My main concern here is who that leftover 20 percent is. If they are, as I suspect, those living in poor countries across Africa, Asia, and South America, then I’m fearful of an energy apartheid regime. Gore must have felt my fear, though, because:
2. “Bangladesh is installing nearly two new rooftop PV systems every minute — making it the most rapidly growing market for PVs in the world. In West and East Africa, solar-electric cells are beginning what is widely predicted to be a period of explosive growth.”
I had to fact-check that last statement to make sure Gore wasn’t just padding the case for hope. I checked in with the homey Dayo Olopade, who spent much of last year in Africa researching this for her book The Bright Continent: Breaking Rules and Making Change in Modern Africa, released in March. Her prognosis on Gore’s “explosive growth” assessment: He’s “broadly accurate.” Solar sources are not only competitive and attractive throughout Africa, but already in wide use, Olopade told me. This can only be a good sign.
3. “At the turn of the 21st century, some scoffed at projections that the world would be installing one gigawatt of new solar electricity per year by 2010. That goal was exceeded 17 times over; last year it was exceeded 39 times over; and this year the world is on pace to exceed that benchmark as much as 55 times over.”
Gore says such growth is comparable to the industry boom of cellphones, which were predicted to only claim about 900,000 subscribers by the year 2000 when first introduced in the early 1980s. When the 20th century came to an end, there were over 109 million subscribers. Now there are 6.8 billion. And we have solar-powered cellphones.
4. “China’s new president, Xi Jinping, has launched a pilot cap-and-trade system in two cities and five provinces as a model for a nationwide cap-and-trade program in the next few years. He has banned all new coal burning in several cities and required the reporting of CO2 emissions by all major industrial sources. China and the U.S. have jointly reached an important agreement to limit another potent source of global-warming pollution — the chemical compounds known as hydro-fluorocarbons, or HFCs.”
Klein and others have scoffed at those who’ve feigned hope in the face of climate catastrophe, telling them — to quote Jay Z — “We don’t believe you, you need more people.” Or as rapper Jean Grae put it, “You don’t just need more people, you need China.” Well, now we have China.
5. “Since 1980, the U.S. has reduced total energy intensity by 49 percent.”
Reduce demand, and the trailer-loads of greenhouse gas emissions from fossil fuel plants becomes less and less of a thing. End of story.
It’s not all sweet, though.
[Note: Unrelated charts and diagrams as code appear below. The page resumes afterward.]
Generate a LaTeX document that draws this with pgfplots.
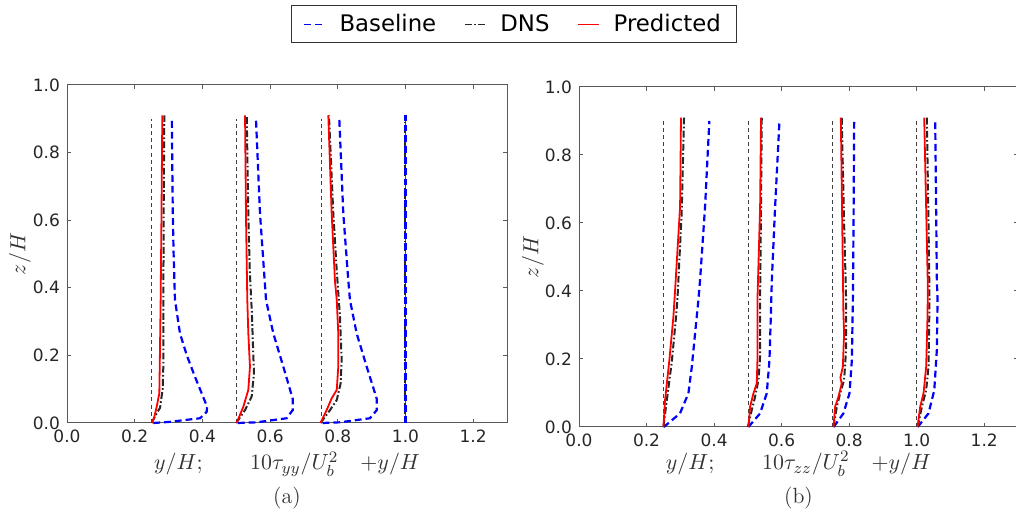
\documentclass[border=0pt]{standalone}
\usepackage{fontspec}
\usepackage{pgfplots}
\pgfplotsset{compat=1.18}
\newfontfamily\tickfont{DejaVu Sans}

\tikzset{
  base/.style={blue, line width=1.1pt, dash pattern=on 3.4pt off 2pt},
  dns/.style={black!85, line width=1pt, dash pattern=on 3.4pt off 1.2pt on 0.8pt off 1.2pt},
  pred/.style={red, line width=0.9pt},
  refl/.style={black!75, line width=0.35pt, dash pattern=on 2pt off 1.6pt},
}
\pgfplotsset{
  panel/.style={
    scale only axis,
    xmin=0, xmax=1.3, ymin=0, ymax=1.0,
    xtick={0,0.2,...,1.2}, ytick={0,0.2,...,1.0},
    tick pos=both, xticklabel pos=lower, yticklabel pos=left,
    tick align=inside,
    major tick length=2.2pt,
    axis line style={black!65, line width=0.5pt},
    every tick/.style={black!65, line width=0.5pt},
    tick label style={font=\tickfont\fontsize{8.5}{10}\selectfont, text=black!85},
    xticklabel style={/pgf/number format/.cd, fixed, fixed zerofill, precision=1, assume math mode=true},
    yticklabel style={/pgf/number format/.cd, fixed, fixed zerofill, precision=1, assume math mode=true},
    label style={font=\fontsize{11}{13}\selectfont, text=black!80},
    ylabel={$z/H$},
    clip=false,
  }
}

\begin{document}
\begin{tikzpicture}
\path[use as bounding box] (0,0) rectangle (508pt,256pt);
\clip (0,0) rectangle (508pt,256pt);

% (a) tau_yy
\begin{axis}[panel,
  at={(33.5pt,44.5pt)}, anchor=south west, width=220pt, height=169pt,
  xlabel={$y/H;\qquad 10\tau_{yy}/U_b^2\quad {+}y/H$},
  xlabel style={at={(axis description cs:0.5,-0.139)}, anchor=base},
  ylabel style={at={(axis description cs:-0.107,0.5)}, anchor=center},
  legend style={at={(1.016,1.180)}, anchor=center, legend columns=3,
    draw=black!80, line width=0.5pt, fill=white,
    font=\tickfont\fontsize{11.4}{13}\selectfont,
    inner xsep=6pt, inner ysep=2pt,
    /tikz/every odd column/.append style={column sep=5pt},
    /tikz/every even column/.append style={column sep=12pt}},
  legend image code/.code={\draw[#1, line width=0.6pt] (0pt,0pt) -- (10.5pt,0pt);},
]
\addplot[base] coordinates {(0.255,0) (0.30,0.003) (0.393,0.014) (0.4126,0.033) (0.414,0.048) (0.395,0.095) (0.378,0.137) (0.354,0.2) (0.3338,0.265) (0.319,0.364) (0.315,0.5) (0.3125,0.62) (0.3097,0.9)};
\addlegendentry{Baseline}
\addplot[dns] coordinates {(0.250,0) (0.265,0.029) (0.275,0.045) (0.278,0.068) (0.2826,0.10) (0.2846,0.167) (0.2846,0.324) (0.2856,0.62) (0.2875,0.91)};
\addlegendentry{DNS}
\addplot[pred] coordinates {(0.250,0) (0.257,0.014) (0.265,0.048) (0.2728,0.088) (0.2747,0.216) (0.2767,0.364) (0.279,0.6) (0.2816,0.91)};
\addlegendentry{Predicted}

\addplot[refl, forget plot] coordinates {(0.25,0) (0.25,0.9)};
\addplot[refl, forget plot] coordinates {(0.5,0) (0.5,0.9)};
\addplot[refl, forget plot] coordinates {(0.75,0) (0.75,0.9)};

\addplot[base, forget plot] coordinates {(0.505,0) (0.56,0.002) (0.649,0.014) (0.6667,0.038) (0.6667,0.072) (0.639,0.167) (0.6096,0.265) (0.588,0.364) (0.5702,0.62) (0.5583,0.9)};
\addplot[dns, forget plot] coordinates {(0.500,0) (0.5258,0.038) (0.5456,0.078) (0.5524,0.147) (0.5505,0.2) (0.546,0.33) (0.540,0.45) (0.5357,0.62) (0.531,0.91)};
\addplot[pred, forget plot] coordinates {(0.501,0) (0.521,0.048) (0.5357,0.098) (0.5406,0.167) (0.5357,0.265) (0.5327,0.364) (0.529,0.6) (0.526,0.91)};

\addplot[base, forget plot] coordinates {(0.755,0) (0.8065,0.002) (0.895,0.014) (0.915,0.038) (0.915,0.072) (0.8853,0.167) (0.8558,0.265) (0.836,0.364) (0.831,0.423) (0.8163,0.62) (0.8045,0.9)};
\addplot[dns, forget plot] coordinates {(0.749,0) (0.777,0.038) (0.797,0.068) (0.8085,0.117) (0.8115,0.186) (0.8065,0.315) (0.797,0.45) (0.7868,0.62) (0.774,0.91)};
\addplot[pred, forget plot] coordinates {(0.749,0) (0.767,0.038) (0.782,0.073) (0.797,0.098) (0.8015,0.167) (0.8015,0.265) (0.797,0.364) (0.7917,0.42) (0.782,0.62) (0.772,0.91)};

\addplot[pred, forget plot] coordinates {(1.0,0) (1.0,0.91)};
\addplot[dns, forget plot] coordinates {(1.0,0) (1.0,0.91)};
\addplot[base, forget plot] coordinates {(1.0,0) (1.0,0.91)};

\node[anchor=base, font=\fontsize{11}{13}\selectfont, text=black!80] at (rel axis cs:0.5,-0.237) {(a)};
\end{axis}

% (b) tau_zz
\begin{axis}[panel,
  at={(289.5pt,42.5pt)}, anchor=south west, width=219.5pt, height=170pt,
  xlabel={$y/H;\qquad 10\tau_{zz}/U_b^2\quad {+}y/H$},
  xlabel style={at={(axis description cs:0.5,-0.126)}, anchor=base},
  ylabel style={at={(axis description cs:-0.105,0.5)}, anchor=center},
]
\addplot[refl] coordinates {(0.25,0) (0.25,0.9)};
\addplot[refl] coordinates {(0.5,0) (0.5,0.9)};
\addplot[refl] coordinates {(0.75,0) (0.75,0.9)};
\addplot[refl] coordinates {(1.0,0) (1.0,0.9)};

\addplot[base] coordinates {(0.25,0) (0.2548,0.003) (0.299,0.04) (0.324,0.099) (0.334,0.177) (0.3437,0.275) (0.3536,0.374) (0.3585,0.432) (0.3733,0.648) (0.386,0.9)};
\addplot[dns] coordinates {(0.25,0) (0.26,0.079) (0.2746,0.19) (0.2874,0.324) (0.2914,0.374) (0.304,0.628) (0.311,0.91)};
\addplot[pred] coordinates {(0.25,0) (0.2548,0.079) (0.2676,0.197) (0.2795,0.324) (0.2844,0.40) (0.2993,0.648) (0.302,0.91)};

\addplot[base] coordinates {(0.5017,0) (0.5363,0.04) (0.556,0.099) (0.564,0.197) (0.568,0.324) (0.571,0.432) (0.5807,0.648) (0.5936,0.9)};
\addplot[dns] coordinates {(0.50,0) (0.5116,0.05) (0.5215,0.089) (0.5314,0.138) (0.5363,0.207) (0.5363,0.374) (0.539,0.65) (0.5412,0.91)};
\addplot[pred] coordinates {(0.5017,0) (0.5067,0.06) (0.5165,0.099) (0.5264,0.128) (0.5284,0.197) (0.5284,0.374) (0.5363,0.648) (0.539,0.91)};

\addplot[base] coordinates {(0.754,0) (0.783,0.04) (0.801,0.099) (0.808,0.197) (0.811,0.374) (0.813,0.6) (0.8148,0.9)};
\addplot[dns] coordinates {(0.7536,0) (0.7635,0.06) (0.7733,0.099) (0.785,0.138) (0.791,0.227) (0.791,0.374) (0.785,0.6) (0.778,0.91)};
\addplot[pred] coordinates {(0.7536,0) (0.7585,0.06) (0.7684,0.089) (0.778,0.128) (0.774,0.145) (0.7813,0.177) (0.785,0.275) (0.783,0.335) (0.7753,0.91)};

\addplot[base] coordinates {(1.003,0) (1.035,0.04) (1.052,0.108) (1.0597,0.227) (1.0617,0.374) (1.0597,0.432) (1.0548,0.9)};
\addplot[dns] coordinates {(1.003,0) (1.0153,0.06) (1.028,0.108) (1.035,0.177) (1.038,0.374) (1.035,0.6) (1.03,0.91)};
\addplot[pred] coordinates {(1.0025,0) (1.0104,0.06) (1.0202,0.099) (1.028,0.177) (1.032,0.324) (1.033,0.413) (1.0222,0.91)};

\node[anchor=base, font=\fontsize{11}{13}\selectfont, text=black!80] at (rel axis cs:0.5,-0.224) {(b)};
\end{axis}
\end{tikzpicture}
\end{document}
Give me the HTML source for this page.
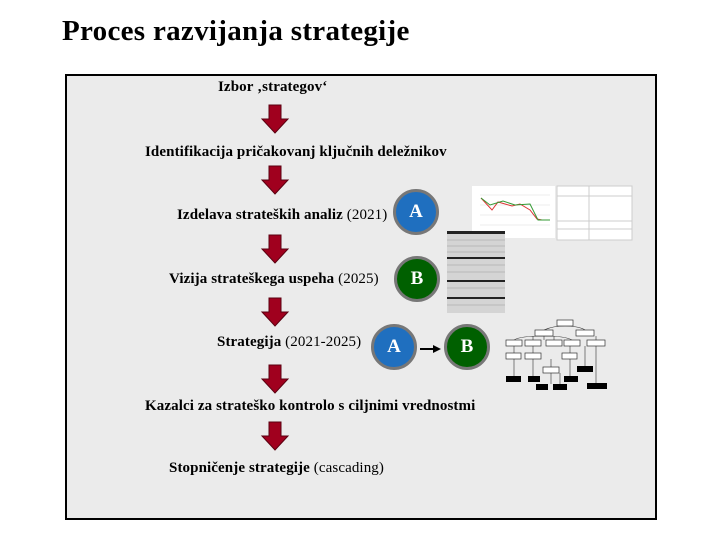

Gore presents a litany of bitter facts in his 5,000-plus word article that throw plenty of shade over his otherwise sunny analysis. Like the fact that global fossil fuel subsidies are 25 times larger than those for renewables. And that last April, the average carbon dioxide concentrations in the Earth’s atmosphere exceeded 400 parts per million on a sustained basis for the first time in at least 800,000 years, and probably for the first time in at least 4.5 million years.
Yes, we’ve already done a tremendous amount of damage, and for that we’ll pay the price. Lest you feel comforted that the U.S. will get off easy, climate experts have already rendered the Norfolk, Va. naval base — the world’s largest — a goner due to rising sea levels in the future. Rolling Stone, for its part, says we can kiss Miami goodbye.
But if there’s one overarching theme to Gore’s appeal for hope, it’s that renewable energy is getting less expensive, while coal energy is becoming more of a liability for markets. People like new things, and cheap — especially Americans. So to prevent “game over,” we need only keep looking toward the sun.
“There is indeed, literally, light at the end of the tunnel,” Gore concludes, “but there is a tunnel, and we are well into it.”